🤖 AI Summary
Large Vision-Language Models (LVLMs) suffer from suboptimal long-video understanding due to linear frame sampling, which often misses critical events or introduces redundancy. To address this, we propose a self-reflective nonlinear spatiotemporal sampling method that leverages LVLMs’ intrinsic sparse attention maps to generate “reflection tokens”—enabling prompt-driven, dynamic selection of key video segments without additional training, parameters, or modules. Our approach integrates self-reflection sampling, sparse-attention guidance, and prompt-conditioned spatiotemporal selection, supporting zero-shot integrative adaptation. Evaluated across multiple long-video understanding benchmarks, it achieves substantial accuracy gains while accelerating inference by up to 46% and maintaining efficiency under fixed GPU memory constraints. The core innovation lies in repurposing the LVLM’s native attention mechanism as an interpretable, controllable sampling signal—establishing a lightweight, general-purpose, plug-and-play paradigm for long-video understanding.
📝 Abstract
Large Vision-Language Models (LVLMs) demonstrate remarkable performance in short-video tasks such as video question answering, but struggle in long-video understanding.
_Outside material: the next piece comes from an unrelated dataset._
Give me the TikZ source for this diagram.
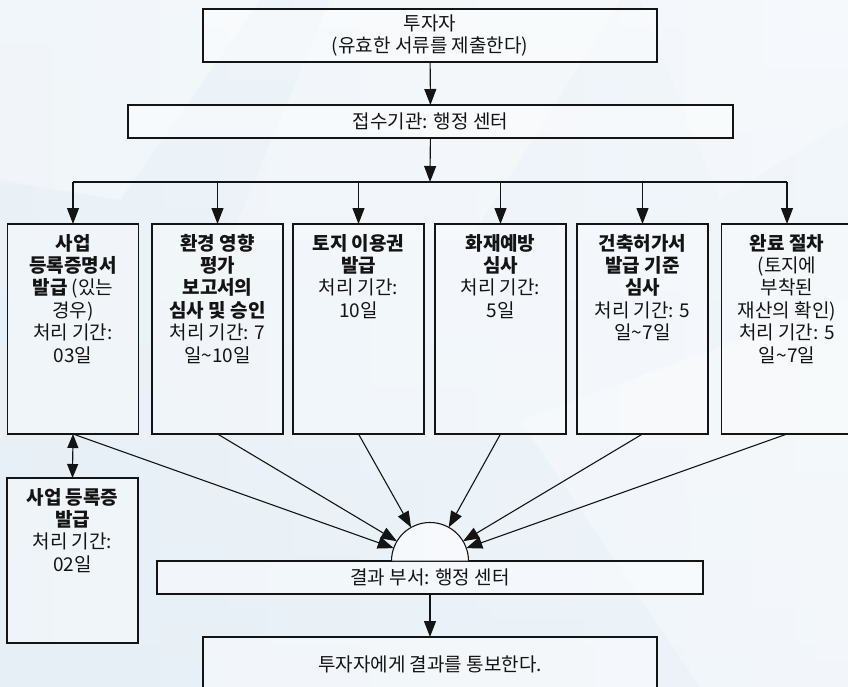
\documentclass[tikz,border=0pt]{standalone}
\usepackage{fontspec}
\setmainfont{Noto Sans CJK KR}
\usetikzlibrary{arrows.meta}
\definecolor{bgL}{RGB}{230,239,246}
\definecolor{bgR}{RGB}{243,247,251}
\definecolor{ink}{RGB}{20,20,20}
\newcommand{\coltext}[2]{\parbox[t][#1][t]{126pt}{\fontsize{19}{22.4}\selectfont\centering #2}}
\tikzset{
  plainbox/.style={draw=ink, line width=1.2pt, fill=white, fill opacity=0.45, text opacity=1, inner sep=0pt, outer sep=0pt,
                   font=\fontsize{19}{22}\selectfont, align=center, text=ink},
  colbox/.style={draw=ink, line width=1.2pt, fill=white, fill opacity=0.35, text opacity=1, inner xsep=2.5pt, inner ysep=10pt,
                 outer sep=0pt, anchor=north, text=ink},
  conn/.style={draw=ink, line width=1.1pt},
  arr/.style={conn, -{Triangle[length=16pt, width=12pt]}},
  darr/.style={conn, {Triangle[length=14pt, width=11pt]}-{Triangle[length=14pt, width=11pt]}}
}
\begin{document}
\begin{tikzpicture}[x=1pt, y=-1pt]
\useasboundingbox (0,0) rectangle (848,687);
% background
\shade[top color=bgR, bottom color=bgL] (0,0) rectangle (848,687);
\shade[left color=bgL, right color=bgR, opacity=0.6] (0,0) rectangle (848,687);
\fill[white, opacity=0.35] (0,0) -- (260,0) -- (120,200) -- (0,180) -- cycle;
\fill[white, opacity=0.30] (330,0) -- (620,0) -- (470,240) -- (230,240) -- cycle;
\fill[white, opacity=0.25] (640,0) -- (848,0) -- (848,120) -- (720,200) -- cycle;
\fill[white, opacity=0.30] (520,420) -- (848,300) -- (848,687) -- (700,687) -- cycle;

% top boxes
\node[plainbox, minimum width=454pt, minimum height=53pt] (inv) at (430,35.5) {투자자\\(유효한 서류를 제출한다)};
\node[plainbox, minimum width=605pt, minimum height=33pt] (recv) at (430.5,121.5) {접수기관: 행정 센터};
\coordinate (split) at (430,182);

% column boxes
\node[colbox] (b1) at (73,224) {\coltext{190pt}{\textbf{사업}\\\textbf{등록증명서}\\\textbf{발급} (있는\\경우)\\처리 기간:\\03일}};
\node[colbox] (b2) at (217.5,224) {\coltext{190pt}{\textbf{환경 영향}\\\textbf{평가}\\\textbf{보고서의}\\\textbf{심사 및 승인}\\처리 기간: 7\\일\textasciitilde10일}};
\node[colbox] (b3) at (358.5,224) {\coltext{190pt}{\textbf{토지 이용권}\\\textbf{발급}\\처리 기간:\\10일}};
\node[colbox] (b4) at (500.5,224) {\coltext{190pt}{\textbf{화재예방}\\\textbf{심사}\\처리 기간:\\5일}};
\node[colbox] (b5) at (642.5,224) {\coltext{190pt}{\textbf{건축허가서}\\\textbf{발급 기준}\\\textbf{심사}\\처리 기간: 5\\일\textasciitilde7일}};
\node[colbox] (b6) at (787,224) {\coltext{190pt}{\textbf{완료 절차}\\(토지에\\부착된\\재산의 확인)\\처리 기간: 5\\일\textasciitilde7일}};
\node[colbox] (b7) at (72.5,478) {\coltext{145pt}{\textbf{사업 등록증}\\\textbf{발급}\\처리 기간:\\02일}};

% hub, result, final
\node[circle, minimum size=77pt, inner sep=0pt, outer sep=0pt] (hub) at (430,561) {};
\node[plainbox, minimum width=546pt, minimum height=33pt] (res) at (430,577.5) {결과 부서: 행정 센터};
\node[plainbox, minimum width=454pt, minimum height=55pt] (fin) at (430,664.5) {투자자에게 결과를 통보한다.};
\draw[conn, fill=white, fill opacity=0.6] (hub.west) arc[start angle=180, end angle=0, radius=38.5pt];

% connectors
\draw[arr] (inv) -- (recv);
\draw[arr] (recv) -- (split);
\draw[conn] (b1.north |- split) -- (b6.north |- split);
\foreach \b in {b1,b2,b3,b4,b5,b6} {
  \draw[arr] (\b.north |- split) -- (\b.north);
}
\draw[darr] (b1.south) -- (b7.north);
\foreach \b in {b1,b2,b3,b4,b5,b6} {
  \draw[arr] (\b.south) -- (hub);
}
\draw[arr] (res) -- (fin);
\end{tikzpicture}
\end{document}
The linear frame sampling strategy, conventionally used by LVLMs, fails to account for the non-linear distribution of key events in video data, often introducing redundant or irrelevant information in longer contexts while risking the omission of critical events in shorter ones. To address this, we propose SelfReS, a non-linear spatiotemporal self-reflective sampling method that dynamically selects key video fragments based on user prompts. Unlike prior approaches, SelfReS leverages the inherently sparse attention maps of LVLMs to define reflection tokens, enabling relevance-aware token selection without requiring additional training or external modules. Experiments demonstrate that SelfReS can be seamlessly integrated into strong base LVLMs, improving long-video task accuracy and achieving up to 46% faster inference speed within the same GPU memory budget.